Logical values: In classical Propositional Calculus it is the set {FALSE,TRUE}.
Mathematical Induction Principle: The following property of natural numbers: if $A$ is a subset of natural numbers $\mathbf{N}$ such that $$0\in A \land (\forall n \in \mathbf{N})(n \in A \to n+1 \in A)~,$$ then A is equal to the set of natural numbers.
Maximal element: If $(X,R)$ is a partial ordering then the element $a\in X$ is $R$-maximal if $(\forall x\in X)(a R x \to x=a)$.
Minimal element: Let $(X,R)$ be a partial ordering. An element $a\in X$ is R-minimal if $(\forall x \in X)(x R a \to x=a)$.
Modus ponens: The following deduction rule: $\{p, p \to q\} \models q$
Newtons Symbol: ${n \choose k}$ = the number of subsets of $\{1,\ldots,n\}$ of cardinality $k$.
Ordered pair: Kuratowski's definition: $(x,y) = \{\{x\},\{x,y\}\}$.
Its basic property: $(a,b)=(c,d)$ if and only if $(a=c) \land (b=d)$
Pair of elements: A pair of $x$ i $y$ is the set $\{x,y\}$ whose only elements are $x$ and $y$.
Partial ordering: A pair $(X,R)$ such that $R$ is reflexive on $X$, transitive and weakly anti-symmetric.
A restriction of a partial ordering to its subset is also a partial ordering.

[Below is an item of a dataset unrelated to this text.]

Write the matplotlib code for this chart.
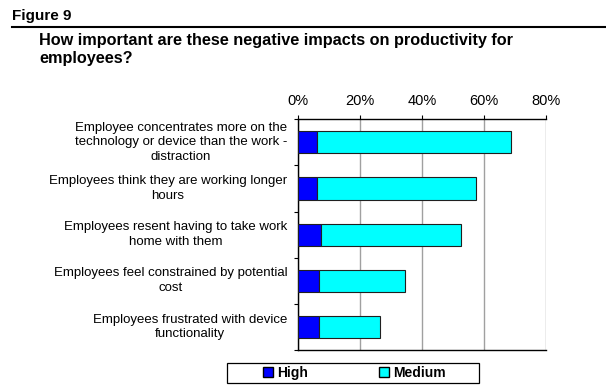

Partition of a set: A family of sets P is a partition of X if P consists of non-empty, pairwise disjoints sets and the union of P is X.
Power set: Power set of $A$ is the set $P(A)$ of all subsets of $A$.
$P(0) = \{0\}$; $P(P(0)) = \{0,\{0\}\}$; $|P(A)| = 2^{|A|}$
Reflexivity: Relation R is reflexive on a set $X$ if $(\forall x \in X)((x,x)\in R)$.
Relation: Any set of ordered pairs.
Resolution: The following deduction rule: {p ∨ Q, ¬p ∨ R} |= Q ∨ R
Russell's Theorem: There is no set of all sets.
Set of cardinality continuum: A set equinumerous with real numbers.
Smallest element: If $(X,R)$ is a partial ordering then the element $a\in X$ is $R$-smallest if $(\forall x \in X)(a R x)$.
Supremum: The least upper bound of a set.
Surjekcja: A function $f: X \to Y$ is surjection if $rng(f) = Y$.
Symmetric difference: Binary operation on sets defined by formula $(A\setminus B) \cup (B\setminus A)$.
Symmetry: Relation R jest symmetric if $(\forall x,y)(x R y \to y R x)$.
Tautology: Any sentence of Propositional Calculus which is valid under any valuation.
Transcendental number: A number which is not algebraic.
Transitivity: Relation R jest transitive if $(\forall x,y,z)((x R y) \land (y R z) \to x R z)$
Valuation: Any assignment of logical values to propositional variables.
Weakly antysymmetric: Relation R is weakly antysymmetric if $(\forall x,y\in X)((x R y \land y R x) \to x=y)$.
Well ordering: A linear ordering such that each its nonempty subset has a minimal element.
Well-ordering principle (WO): Sentence: "each set can be well-ordered".
WO is equivalent to Axiom of Choice.